PROBLEM DESCRIPTION –
From the listing below, output the lines between the one with "Reproduce this chart with matplotlib." and the one with "H0 = np.radians(-0.833)", including those two, and nothing else. Pictures are not copied.

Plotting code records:
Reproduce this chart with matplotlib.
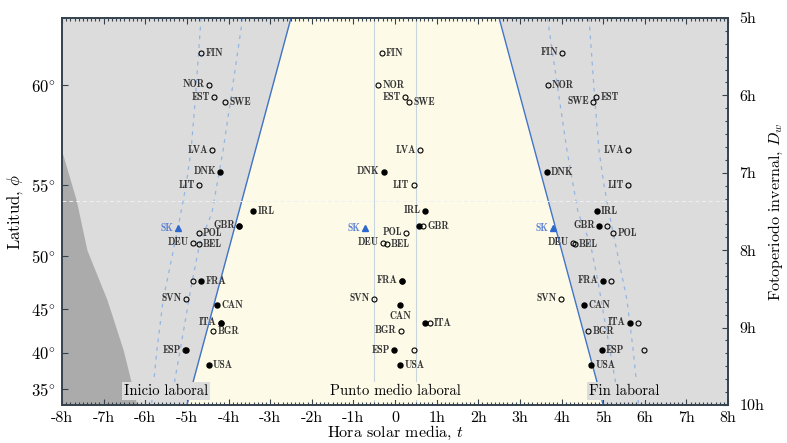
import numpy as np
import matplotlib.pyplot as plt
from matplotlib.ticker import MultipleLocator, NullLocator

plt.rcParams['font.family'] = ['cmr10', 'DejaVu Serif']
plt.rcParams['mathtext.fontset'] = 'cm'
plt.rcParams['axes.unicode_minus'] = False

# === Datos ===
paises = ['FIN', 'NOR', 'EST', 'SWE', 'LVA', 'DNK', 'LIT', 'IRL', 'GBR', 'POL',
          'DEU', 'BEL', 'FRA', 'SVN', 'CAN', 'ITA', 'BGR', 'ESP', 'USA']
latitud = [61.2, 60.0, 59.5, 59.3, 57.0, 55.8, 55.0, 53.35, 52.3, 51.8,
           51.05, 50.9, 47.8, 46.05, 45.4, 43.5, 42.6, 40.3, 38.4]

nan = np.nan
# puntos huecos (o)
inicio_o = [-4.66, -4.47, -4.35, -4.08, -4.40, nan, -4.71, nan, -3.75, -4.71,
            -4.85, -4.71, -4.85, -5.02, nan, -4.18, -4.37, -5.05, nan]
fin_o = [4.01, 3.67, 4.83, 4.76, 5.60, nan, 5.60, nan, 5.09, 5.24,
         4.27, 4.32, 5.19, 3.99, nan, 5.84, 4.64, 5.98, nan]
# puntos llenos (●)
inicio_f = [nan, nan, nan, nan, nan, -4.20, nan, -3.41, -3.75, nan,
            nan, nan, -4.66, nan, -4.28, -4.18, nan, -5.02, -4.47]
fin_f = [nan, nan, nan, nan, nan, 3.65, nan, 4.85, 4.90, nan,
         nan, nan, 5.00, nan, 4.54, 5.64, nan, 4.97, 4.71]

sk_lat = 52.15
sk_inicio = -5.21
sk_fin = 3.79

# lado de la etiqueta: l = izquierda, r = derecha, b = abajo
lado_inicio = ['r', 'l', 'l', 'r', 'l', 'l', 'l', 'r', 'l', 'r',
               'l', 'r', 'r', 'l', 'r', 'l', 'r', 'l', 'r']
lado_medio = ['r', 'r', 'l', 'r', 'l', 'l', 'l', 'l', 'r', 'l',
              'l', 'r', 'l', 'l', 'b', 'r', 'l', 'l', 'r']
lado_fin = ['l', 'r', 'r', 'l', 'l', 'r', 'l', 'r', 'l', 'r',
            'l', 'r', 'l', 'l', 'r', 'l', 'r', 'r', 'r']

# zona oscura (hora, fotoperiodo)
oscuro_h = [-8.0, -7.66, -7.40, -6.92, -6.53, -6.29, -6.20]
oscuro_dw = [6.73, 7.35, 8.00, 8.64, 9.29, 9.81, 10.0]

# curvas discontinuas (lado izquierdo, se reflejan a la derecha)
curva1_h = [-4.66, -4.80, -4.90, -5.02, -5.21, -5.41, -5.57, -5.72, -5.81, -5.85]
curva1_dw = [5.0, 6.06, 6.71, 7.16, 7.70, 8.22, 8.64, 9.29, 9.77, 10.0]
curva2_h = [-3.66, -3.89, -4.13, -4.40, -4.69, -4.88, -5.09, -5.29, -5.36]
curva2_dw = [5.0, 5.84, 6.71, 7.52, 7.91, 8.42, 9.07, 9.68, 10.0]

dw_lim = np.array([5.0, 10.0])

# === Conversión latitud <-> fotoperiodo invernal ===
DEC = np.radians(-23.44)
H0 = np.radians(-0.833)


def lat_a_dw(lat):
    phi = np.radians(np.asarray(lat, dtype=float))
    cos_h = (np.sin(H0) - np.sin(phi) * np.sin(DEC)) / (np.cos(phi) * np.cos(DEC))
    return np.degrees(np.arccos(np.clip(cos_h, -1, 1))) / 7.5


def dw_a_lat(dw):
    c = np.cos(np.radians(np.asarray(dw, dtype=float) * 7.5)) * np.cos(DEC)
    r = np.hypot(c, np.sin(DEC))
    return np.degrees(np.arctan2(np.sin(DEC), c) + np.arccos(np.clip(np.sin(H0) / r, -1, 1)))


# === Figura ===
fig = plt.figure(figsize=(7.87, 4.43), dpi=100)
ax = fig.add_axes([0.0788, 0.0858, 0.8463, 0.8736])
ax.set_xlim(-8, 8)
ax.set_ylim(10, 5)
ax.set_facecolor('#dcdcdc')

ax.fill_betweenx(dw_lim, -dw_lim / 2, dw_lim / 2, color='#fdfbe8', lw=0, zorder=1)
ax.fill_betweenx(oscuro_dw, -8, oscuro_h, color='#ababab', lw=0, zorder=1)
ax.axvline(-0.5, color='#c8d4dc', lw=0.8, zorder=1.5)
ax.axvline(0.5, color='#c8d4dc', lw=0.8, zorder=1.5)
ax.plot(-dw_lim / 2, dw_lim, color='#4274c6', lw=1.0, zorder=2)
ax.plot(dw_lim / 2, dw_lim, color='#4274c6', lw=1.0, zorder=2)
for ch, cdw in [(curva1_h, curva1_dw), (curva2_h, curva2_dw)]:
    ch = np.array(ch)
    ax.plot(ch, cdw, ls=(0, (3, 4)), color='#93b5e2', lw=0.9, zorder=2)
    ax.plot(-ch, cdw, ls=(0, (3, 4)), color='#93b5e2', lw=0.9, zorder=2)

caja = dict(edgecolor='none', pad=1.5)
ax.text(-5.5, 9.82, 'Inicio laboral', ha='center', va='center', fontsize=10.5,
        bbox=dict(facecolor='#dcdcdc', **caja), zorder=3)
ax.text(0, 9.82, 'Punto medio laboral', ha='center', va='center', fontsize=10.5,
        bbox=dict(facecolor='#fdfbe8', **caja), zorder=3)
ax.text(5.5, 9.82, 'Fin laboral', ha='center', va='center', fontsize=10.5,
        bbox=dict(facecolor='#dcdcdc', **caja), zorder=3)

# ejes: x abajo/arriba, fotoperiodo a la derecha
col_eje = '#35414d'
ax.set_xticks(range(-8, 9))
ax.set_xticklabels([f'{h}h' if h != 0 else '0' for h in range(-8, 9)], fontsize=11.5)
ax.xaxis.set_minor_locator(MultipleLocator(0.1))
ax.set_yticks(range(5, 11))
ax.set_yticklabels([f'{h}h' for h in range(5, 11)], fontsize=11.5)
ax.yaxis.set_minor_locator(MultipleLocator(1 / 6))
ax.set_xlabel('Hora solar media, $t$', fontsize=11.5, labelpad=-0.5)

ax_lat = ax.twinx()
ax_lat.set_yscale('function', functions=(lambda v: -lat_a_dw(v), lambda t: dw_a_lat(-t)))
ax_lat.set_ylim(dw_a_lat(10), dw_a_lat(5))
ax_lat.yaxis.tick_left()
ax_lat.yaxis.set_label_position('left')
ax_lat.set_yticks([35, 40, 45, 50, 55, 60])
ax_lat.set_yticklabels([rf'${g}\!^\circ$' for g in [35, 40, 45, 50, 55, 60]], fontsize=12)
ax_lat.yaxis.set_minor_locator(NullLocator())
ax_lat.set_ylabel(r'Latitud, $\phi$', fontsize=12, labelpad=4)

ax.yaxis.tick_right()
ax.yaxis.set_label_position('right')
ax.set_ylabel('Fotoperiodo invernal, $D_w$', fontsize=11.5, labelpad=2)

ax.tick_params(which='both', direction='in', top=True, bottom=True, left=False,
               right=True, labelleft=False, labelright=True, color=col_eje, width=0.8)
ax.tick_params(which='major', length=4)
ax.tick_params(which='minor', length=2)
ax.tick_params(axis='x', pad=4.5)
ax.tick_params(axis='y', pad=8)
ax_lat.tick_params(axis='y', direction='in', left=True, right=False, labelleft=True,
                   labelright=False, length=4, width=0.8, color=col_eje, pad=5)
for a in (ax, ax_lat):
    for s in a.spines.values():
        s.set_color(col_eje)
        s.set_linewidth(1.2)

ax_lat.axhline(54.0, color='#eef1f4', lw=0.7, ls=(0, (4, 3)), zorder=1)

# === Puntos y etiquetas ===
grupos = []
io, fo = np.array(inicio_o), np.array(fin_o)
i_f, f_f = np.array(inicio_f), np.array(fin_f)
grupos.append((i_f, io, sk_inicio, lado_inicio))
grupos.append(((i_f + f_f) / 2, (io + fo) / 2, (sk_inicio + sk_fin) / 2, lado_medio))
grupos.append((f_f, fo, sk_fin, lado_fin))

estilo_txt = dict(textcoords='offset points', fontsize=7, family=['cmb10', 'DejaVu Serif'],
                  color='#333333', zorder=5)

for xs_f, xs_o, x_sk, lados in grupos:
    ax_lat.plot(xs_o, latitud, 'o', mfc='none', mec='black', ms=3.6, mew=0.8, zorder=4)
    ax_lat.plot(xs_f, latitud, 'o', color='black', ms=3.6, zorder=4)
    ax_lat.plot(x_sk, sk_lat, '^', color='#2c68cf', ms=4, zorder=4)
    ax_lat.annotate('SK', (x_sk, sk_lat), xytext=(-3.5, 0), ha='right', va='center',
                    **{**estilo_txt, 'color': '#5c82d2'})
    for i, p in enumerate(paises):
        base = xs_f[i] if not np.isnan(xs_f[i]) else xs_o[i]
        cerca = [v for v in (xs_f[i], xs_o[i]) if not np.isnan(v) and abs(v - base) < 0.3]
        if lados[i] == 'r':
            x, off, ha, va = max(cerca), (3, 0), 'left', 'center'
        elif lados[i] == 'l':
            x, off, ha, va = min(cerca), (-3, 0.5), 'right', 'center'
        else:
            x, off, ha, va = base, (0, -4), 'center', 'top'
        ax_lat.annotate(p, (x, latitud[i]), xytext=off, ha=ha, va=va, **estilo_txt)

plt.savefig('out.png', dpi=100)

* * *

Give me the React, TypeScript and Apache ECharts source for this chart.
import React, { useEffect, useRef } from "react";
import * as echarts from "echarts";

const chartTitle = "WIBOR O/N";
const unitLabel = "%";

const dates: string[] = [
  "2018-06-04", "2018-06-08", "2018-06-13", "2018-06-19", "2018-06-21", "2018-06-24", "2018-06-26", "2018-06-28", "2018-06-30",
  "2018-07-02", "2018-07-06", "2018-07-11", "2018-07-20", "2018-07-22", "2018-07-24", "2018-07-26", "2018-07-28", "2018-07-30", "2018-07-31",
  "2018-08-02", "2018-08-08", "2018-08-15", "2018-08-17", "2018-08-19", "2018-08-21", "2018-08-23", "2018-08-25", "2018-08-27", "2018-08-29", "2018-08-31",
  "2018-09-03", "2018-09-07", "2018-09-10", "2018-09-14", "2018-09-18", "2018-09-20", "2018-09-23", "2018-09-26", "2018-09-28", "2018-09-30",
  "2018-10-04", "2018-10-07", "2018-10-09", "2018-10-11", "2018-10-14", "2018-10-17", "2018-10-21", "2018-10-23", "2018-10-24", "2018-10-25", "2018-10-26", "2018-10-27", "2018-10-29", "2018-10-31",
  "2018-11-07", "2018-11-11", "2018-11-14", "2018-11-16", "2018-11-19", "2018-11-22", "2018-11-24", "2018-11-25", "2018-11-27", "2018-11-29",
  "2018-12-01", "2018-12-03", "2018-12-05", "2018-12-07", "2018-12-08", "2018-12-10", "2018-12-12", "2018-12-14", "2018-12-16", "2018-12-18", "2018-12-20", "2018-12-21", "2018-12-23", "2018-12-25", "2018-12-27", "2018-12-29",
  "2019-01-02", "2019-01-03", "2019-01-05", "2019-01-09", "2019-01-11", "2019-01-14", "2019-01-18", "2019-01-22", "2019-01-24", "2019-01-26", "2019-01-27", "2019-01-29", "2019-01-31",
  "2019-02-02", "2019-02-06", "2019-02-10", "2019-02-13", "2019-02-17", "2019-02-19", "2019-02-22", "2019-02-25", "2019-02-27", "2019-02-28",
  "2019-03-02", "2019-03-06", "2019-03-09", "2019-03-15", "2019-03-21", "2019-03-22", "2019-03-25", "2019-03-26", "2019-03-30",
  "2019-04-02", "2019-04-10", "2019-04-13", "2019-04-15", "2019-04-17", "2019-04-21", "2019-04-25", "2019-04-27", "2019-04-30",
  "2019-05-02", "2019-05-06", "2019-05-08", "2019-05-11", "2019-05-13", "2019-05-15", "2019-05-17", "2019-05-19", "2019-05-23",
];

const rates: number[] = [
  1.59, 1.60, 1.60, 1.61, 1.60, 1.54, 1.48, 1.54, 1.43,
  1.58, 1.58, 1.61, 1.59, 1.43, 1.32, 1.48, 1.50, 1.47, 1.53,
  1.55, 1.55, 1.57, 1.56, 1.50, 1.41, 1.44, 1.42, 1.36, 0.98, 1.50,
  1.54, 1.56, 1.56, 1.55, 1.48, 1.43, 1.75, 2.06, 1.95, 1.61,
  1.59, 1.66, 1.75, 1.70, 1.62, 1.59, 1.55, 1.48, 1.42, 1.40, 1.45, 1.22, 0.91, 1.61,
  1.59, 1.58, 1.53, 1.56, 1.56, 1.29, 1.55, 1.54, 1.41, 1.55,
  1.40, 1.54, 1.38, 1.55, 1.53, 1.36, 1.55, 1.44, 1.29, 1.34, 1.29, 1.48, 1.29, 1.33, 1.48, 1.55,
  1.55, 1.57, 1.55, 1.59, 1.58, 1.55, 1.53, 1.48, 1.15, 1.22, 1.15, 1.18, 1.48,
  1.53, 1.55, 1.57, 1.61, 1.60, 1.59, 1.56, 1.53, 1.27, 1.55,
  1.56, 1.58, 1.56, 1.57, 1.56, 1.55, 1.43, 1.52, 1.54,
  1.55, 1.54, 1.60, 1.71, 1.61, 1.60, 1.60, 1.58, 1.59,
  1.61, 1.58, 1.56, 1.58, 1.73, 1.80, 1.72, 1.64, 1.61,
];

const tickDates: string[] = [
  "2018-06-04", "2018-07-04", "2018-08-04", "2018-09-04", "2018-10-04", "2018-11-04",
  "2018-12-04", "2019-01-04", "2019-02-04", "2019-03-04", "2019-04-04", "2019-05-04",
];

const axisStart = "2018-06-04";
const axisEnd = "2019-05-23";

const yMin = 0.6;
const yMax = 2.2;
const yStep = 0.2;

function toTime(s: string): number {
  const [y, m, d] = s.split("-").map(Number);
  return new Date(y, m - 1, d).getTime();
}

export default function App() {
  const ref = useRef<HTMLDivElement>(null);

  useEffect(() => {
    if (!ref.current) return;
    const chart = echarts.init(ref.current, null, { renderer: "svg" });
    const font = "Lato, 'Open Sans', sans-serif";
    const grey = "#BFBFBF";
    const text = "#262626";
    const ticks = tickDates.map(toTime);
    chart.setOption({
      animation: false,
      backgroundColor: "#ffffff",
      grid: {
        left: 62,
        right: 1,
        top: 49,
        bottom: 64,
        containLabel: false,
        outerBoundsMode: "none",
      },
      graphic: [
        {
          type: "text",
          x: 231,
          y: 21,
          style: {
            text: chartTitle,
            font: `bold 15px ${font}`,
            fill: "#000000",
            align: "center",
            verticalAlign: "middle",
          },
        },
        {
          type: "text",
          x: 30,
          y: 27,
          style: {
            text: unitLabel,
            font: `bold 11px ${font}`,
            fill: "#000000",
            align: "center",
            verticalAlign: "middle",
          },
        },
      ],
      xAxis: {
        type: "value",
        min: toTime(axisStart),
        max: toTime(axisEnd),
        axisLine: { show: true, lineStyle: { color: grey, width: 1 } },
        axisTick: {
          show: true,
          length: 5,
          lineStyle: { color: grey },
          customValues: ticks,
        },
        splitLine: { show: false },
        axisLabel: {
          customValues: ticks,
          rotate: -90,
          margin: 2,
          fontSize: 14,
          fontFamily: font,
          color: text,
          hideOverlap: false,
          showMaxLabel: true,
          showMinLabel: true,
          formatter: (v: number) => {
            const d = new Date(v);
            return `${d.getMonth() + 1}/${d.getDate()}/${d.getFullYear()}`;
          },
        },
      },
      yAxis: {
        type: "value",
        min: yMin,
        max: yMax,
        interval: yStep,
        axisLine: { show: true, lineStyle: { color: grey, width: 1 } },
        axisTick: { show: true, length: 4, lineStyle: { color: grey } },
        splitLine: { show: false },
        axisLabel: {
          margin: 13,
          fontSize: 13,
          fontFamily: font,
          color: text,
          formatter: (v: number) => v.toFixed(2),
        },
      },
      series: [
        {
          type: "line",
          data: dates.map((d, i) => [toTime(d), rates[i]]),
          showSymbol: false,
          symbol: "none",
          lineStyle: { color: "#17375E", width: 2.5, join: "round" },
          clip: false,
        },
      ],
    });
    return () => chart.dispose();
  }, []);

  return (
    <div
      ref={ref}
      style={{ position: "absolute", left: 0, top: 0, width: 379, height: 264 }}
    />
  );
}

* * *

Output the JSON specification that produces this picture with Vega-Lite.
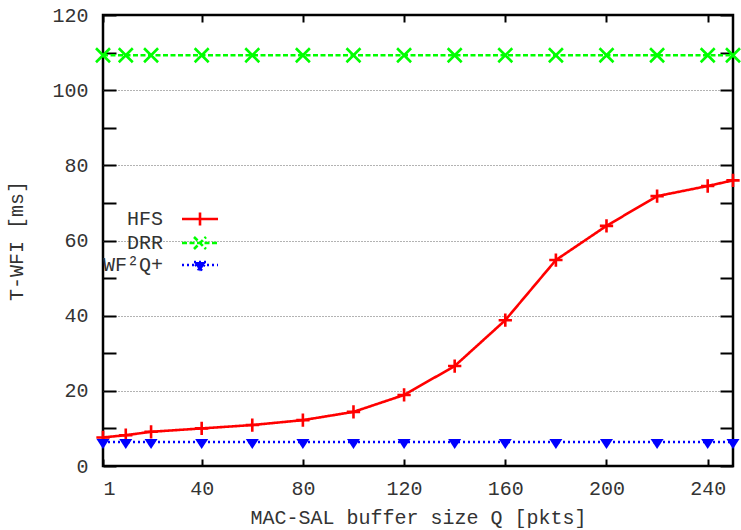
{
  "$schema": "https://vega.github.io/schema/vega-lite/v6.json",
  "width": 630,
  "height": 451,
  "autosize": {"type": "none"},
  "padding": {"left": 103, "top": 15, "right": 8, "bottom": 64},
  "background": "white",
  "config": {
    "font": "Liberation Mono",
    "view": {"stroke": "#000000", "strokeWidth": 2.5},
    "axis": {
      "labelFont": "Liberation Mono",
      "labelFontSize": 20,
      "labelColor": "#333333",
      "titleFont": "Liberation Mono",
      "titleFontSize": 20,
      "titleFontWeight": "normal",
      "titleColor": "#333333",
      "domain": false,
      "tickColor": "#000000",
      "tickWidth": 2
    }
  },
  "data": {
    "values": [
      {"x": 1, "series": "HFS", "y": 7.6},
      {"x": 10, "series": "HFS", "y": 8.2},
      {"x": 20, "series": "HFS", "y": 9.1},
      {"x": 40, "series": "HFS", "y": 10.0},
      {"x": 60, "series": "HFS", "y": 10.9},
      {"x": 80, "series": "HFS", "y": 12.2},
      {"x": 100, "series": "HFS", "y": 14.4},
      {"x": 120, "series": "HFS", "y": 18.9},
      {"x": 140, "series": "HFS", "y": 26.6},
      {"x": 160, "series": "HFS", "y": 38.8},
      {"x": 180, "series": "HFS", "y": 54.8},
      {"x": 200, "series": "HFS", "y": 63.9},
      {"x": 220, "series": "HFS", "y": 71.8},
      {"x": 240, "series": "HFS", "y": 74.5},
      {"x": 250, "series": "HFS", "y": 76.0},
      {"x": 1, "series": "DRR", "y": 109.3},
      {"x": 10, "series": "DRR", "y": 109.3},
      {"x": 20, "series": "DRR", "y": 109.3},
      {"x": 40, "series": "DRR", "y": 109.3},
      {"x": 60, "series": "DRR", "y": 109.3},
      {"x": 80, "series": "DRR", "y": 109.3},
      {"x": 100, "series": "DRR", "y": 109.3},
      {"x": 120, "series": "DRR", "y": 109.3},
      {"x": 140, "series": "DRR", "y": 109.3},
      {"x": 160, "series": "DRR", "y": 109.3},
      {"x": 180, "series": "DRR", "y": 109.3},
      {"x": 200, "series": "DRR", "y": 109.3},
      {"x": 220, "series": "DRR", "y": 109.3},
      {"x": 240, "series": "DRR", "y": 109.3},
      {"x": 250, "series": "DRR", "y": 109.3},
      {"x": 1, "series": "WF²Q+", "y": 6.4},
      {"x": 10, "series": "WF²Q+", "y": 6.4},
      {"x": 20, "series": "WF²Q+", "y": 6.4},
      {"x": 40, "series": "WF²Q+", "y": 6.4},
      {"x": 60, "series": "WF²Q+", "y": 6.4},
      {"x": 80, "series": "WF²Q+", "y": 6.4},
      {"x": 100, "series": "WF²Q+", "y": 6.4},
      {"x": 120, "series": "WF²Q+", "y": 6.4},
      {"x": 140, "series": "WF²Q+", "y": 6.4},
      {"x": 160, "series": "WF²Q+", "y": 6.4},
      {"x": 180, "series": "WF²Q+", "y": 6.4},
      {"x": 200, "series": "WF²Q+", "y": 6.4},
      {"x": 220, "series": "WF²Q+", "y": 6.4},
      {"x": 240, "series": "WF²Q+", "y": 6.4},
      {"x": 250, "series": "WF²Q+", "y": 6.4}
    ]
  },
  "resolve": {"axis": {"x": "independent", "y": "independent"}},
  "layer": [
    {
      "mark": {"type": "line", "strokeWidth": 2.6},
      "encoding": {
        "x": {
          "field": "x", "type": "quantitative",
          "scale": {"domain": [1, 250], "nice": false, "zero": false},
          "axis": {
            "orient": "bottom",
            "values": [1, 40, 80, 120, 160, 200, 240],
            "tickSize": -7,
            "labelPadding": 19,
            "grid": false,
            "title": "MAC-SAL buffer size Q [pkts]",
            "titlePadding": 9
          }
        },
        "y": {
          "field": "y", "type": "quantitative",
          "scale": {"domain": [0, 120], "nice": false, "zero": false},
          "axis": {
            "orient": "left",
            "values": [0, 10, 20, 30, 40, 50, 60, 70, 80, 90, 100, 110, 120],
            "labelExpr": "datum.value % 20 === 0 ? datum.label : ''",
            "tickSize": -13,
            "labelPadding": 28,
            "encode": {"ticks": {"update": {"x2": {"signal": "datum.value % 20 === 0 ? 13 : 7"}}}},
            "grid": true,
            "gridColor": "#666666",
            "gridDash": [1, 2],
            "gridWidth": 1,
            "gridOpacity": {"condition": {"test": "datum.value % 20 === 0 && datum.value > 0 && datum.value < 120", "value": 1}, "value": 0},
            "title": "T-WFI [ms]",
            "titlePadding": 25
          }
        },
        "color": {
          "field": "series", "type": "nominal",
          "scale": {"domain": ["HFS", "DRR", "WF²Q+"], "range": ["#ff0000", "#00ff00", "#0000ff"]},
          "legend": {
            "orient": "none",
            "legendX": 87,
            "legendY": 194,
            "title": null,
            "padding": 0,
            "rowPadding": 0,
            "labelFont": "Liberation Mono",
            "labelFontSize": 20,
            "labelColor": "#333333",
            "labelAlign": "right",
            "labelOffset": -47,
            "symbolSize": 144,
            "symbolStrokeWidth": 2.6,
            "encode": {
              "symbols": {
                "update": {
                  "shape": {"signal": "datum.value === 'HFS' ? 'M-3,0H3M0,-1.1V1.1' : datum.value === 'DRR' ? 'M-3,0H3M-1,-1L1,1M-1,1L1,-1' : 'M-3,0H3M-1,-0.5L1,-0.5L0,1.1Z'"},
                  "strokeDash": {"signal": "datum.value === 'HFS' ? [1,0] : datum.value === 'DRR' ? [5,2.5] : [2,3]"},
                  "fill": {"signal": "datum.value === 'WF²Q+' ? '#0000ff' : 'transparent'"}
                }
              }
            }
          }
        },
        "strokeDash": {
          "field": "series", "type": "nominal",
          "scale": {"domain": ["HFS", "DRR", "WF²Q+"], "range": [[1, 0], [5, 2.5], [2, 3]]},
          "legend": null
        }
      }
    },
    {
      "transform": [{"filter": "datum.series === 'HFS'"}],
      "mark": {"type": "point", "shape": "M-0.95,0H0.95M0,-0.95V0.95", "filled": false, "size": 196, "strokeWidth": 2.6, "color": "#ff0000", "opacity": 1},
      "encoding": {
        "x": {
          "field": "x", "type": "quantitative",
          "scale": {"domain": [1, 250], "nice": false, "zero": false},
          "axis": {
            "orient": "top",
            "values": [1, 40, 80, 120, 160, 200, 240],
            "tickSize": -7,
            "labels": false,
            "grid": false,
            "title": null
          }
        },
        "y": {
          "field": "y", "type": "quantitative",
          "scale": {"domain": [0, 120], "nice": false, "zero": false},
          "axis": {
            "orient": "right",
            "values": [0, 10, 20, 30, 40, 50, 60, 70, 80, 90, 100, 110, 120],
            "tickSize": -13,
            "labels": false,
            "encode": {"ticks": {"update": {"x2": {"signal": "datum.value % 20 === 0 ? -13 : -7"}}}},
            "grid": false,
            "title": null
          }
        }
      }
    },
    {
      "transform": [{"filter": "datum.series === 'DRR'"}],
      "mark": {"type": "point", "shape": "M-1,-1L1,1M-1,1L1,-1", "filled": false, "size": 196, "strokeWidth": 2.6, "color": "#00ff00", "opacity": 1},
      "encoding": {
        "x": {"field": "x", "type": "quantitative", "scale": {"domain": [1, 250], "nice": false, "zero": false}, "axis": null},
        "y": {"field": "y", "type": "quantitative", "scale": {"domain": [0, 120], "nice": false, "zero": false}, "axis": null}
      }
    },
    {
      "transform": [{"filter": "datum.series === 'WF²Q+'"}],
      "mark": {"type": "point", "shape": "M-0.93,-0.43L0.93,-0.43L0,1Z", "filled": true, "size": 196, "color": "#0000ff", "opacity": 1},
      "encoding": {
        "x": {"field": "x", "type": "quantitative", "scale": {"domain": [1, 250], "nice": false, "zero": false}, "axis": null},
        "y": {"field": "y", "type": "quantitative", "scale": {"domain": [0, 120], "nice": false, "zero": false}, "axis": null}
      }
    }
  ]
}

RESPONSE TO THE TASK –
Reproduce this chart with matplotlib.
import numpy as np
import matplotlib.pyplot as plt
from matplotlib.ticker import MultipleLocator, NullLocator

plt.rcParams['font.family'] = ['cmr10', 'DejaVu Serif']
plt.rcParams['mathtext.fontset'] = 'cm'
plt.rcParams['axes.unicode_minus'] = False

# === Datos ===
paises = ['FIN', 'NOR', 'EST', 'SWE', 'LVA', 'DNK', 'LIT', 'IRL', 'GBR', 'POL',
          'DEU', 'BEL', 'FRA', 'SVN', 'CAN', 'ITA', 'BGR', 'ESP', 'USA']
latitud = [61.2, 60.0, 59.5, 59.3, 57.0, 55.8, 55.0, 53.35, 52.3, 51.8,
           51.05, 50.9, 47.8, 46.05, 45.4, 43.5, 42.6, 40.3, 38.4]

nan = np.nan
# puntos huecos (o)
inicio_o = [-4.66, -4.47, -4.35, -4.08, -4.40, nan, -4.71, nan, -3.75, -4.71,
            -4.85, -4.71, -4.85, -5.02, nan, -4.18, -4.37, -5.05, nan]
fin_o = [4.01, 3.67, 4.83, 4.76, 5.60, nan, 5.60, nan, 5.09, 5.24,
         4.27, 4.32, 5.19, 3.99, nan, 5.84, 4.64, 5.98, nan]
# puntos llenos (●)
inicio_f = [nan, nan, nan, nan, nan, -4.20, nan, -3.41, -3.75, nan,
            nan, nan, -4.66, nan, -4.28, -4.18, nan, -5.02, -4.47]
fin_f = [nan, nan, nan, nan, nan, 3.65, nan, 4.85, 4.90, nan,
         nan, nan, 5.00, nan, 4.54, 5.64, nan, 4.97, 4.71]

sk_lat = 52.15
sk_inicio = -5.21
sk_fin = 3.79

# lado de la etiqueta: l = izquierda, r = derecha, b = abajo
lado_inicio = ['r', 'l', 'l', 'r', 'l', 'l', 'l', 'r', 'l', 'r',
               'l', 'r', 'r', 'l', 'r', 'l', 'r', 'l', 'r']
lado_medio = ['r', 'r', 'l', 'r', 'l', 'l', 'l', 'l', 'r', 'l',
              'l', 'r', 'l', 'l', 'b', 'r', 'l', 'l', 'r']
lado_fin = ['l', 'r', 'r', 'l', 'l', 'r', 'l', 'r', 'l', 'r',
            'l', 'r', 'l', 'l', 'r', 'l', 'r', 'r', 'r']

# zona oscura (hora, fotoperiodo)
oscuro_h = [-8.0, -7.66, -7.40, -6.92, -6.53, -6.29, -6.20]
oscuro_dw = [6.73, 7.35, 8.00, 8.64, 9.29, 9.81, 10.0]

# curvas discontinuas (lado izquierdo, se reflejan a la derecha)
curva1_h = [-4.66, -4.80, -4.90, -5.02, -5.21, -5.41, -5.57, -5.72, -5.81, -5.85]
curva1_dw = [5.0, 6.06, 6.71, 7.16, 7.70, 8.22, 8.64, 9.29, 9.77, 10.0]
curva2_h = [-3.66, -3.89, -4.13, -4.40, -4.69, -4.88, -5.09, -5.29, -5.36]
curva2_dw = [5.0, 5.84, 6.71, 7.52, 7.91, 8.42, 9.07, 9.68, 10.0]

dw_lim = np.array([5.0, 10.0])

# === Conversión latitud <-> fotoperiodo invernal ===
DEC = np.radians(-23.44)
H0 = np.radians(-0.833)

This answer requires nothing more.